Indonesia lagi-lagi kehilangan sosok ekonom brilian yang kritis dan berintegritas yaitu Faisal Basri. Ekonom pendiri Institute for Development of Economics and Finance (INDEF) ini lahir di Bandung dan meraih gelar sarjana di Fakultas Ekonomi Universitas Indonesia pada tahun 1985 hingga kemudian melanjutkan studinya dan meraih gelar MA di Vanderbilt University, USA pada tahun 1988 silam.
Selama hidupnya, beliau aktif mengkritisi berbagai kebijakan yang memiliki kemungkinan merugikan banyak masyarakat dan memperjuangkan nilai-nilai demokrasi dan keadilan di dunia ekonomi dan politik tanah air. Bukan hanya itu, beliau juga sangat lantang bersuara dalam isu green economy yang berhubungan dengan keadilan ekonomi dan ekologis.
Seperti kita ketahui bahwa Indonesia memiliki keanekaragaman kekayaan alam yang melimpah ruah; flora, fauna, hingga hasil mineral bumi, membuat negara ini memiliki resiko besar dalam hal pengelolaannya yaitu kerusakan lingkungan. Sehingga ini akan berdampak bukan hanya pada alam saja tetapi juga masyarakat itu sendiri.
Sebelum wafat, Faisal Basri kerap kali melemparkan kritik tajam pada kebijakan pemerintah yang berpotensi dapat membahayakan alam. Di mana, dari kerusakan yang terjadi sebagai akibat dari eksploitasi besar-besaran pada alam akan menghasilkan dampak negatif dan mengancam masa depan kita.

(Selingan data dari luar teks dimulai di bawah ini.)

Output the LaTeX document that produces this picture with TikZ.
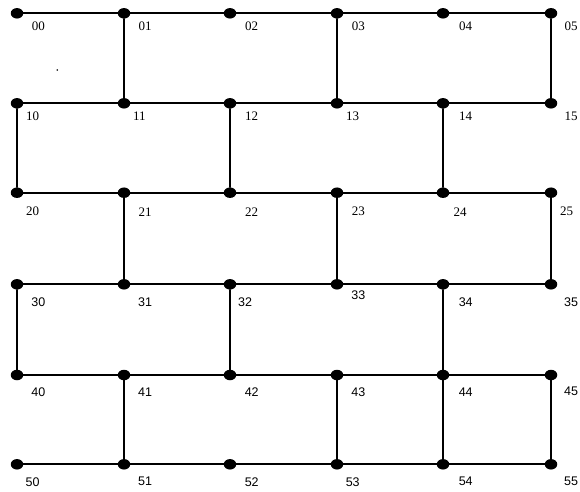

Sebut saja kebijakan hilirisasi nikel, Faisal Basri tidak hanya menyoroti problem lingkungan sebagai disrupsi yang masif bagi umat manusia dan melahirkan krisis alam, tetapi bagimana dari sisi ekonomi kegiatan hilirsasi ini justru lebih banyak di nikmati oleh negara lain. Sementara Indonesia hanya menerima sedikit manfaat dan lebih banyak eksternalitas negatif dalam jangka panjang.
Sehingga Faisal Basri dalam diskusi ngobrol Tempo yang bertahuk "Menemukan Jalan Subsidi BBM Tepat Sasaran" menambahkan lebih lanjut tentang harapannya bagimana pemerintah dapat benar-benar mewujudkan konsep green economy yang 'sesuai'.
Dalam hal ini jangan sampai kebijakan green economy tersebut seolah seperti isapan jempol belaka. Artinya, kebijakan ini perlu ditanggapi dengan serius dan tidak diotak-atik hanya demi kegiatan investasi khususnya pada sektor-sektor mineral yang sudah jelas berpotensi besar dapat merusak alam dan merugikan masyarakat sekitar.
Green economy dan masa depan Indonesia
Istilah green economy pertama kali diciptakan oleh sekelompok ekonom lingkungan terkemuka yaitu David Pearce, Anil Markandaya, dan Edward Barbier dalam sebuah laporan pemerintah Inggris yang berudul "Blueprint for a Green Economy" pada tahun 1989.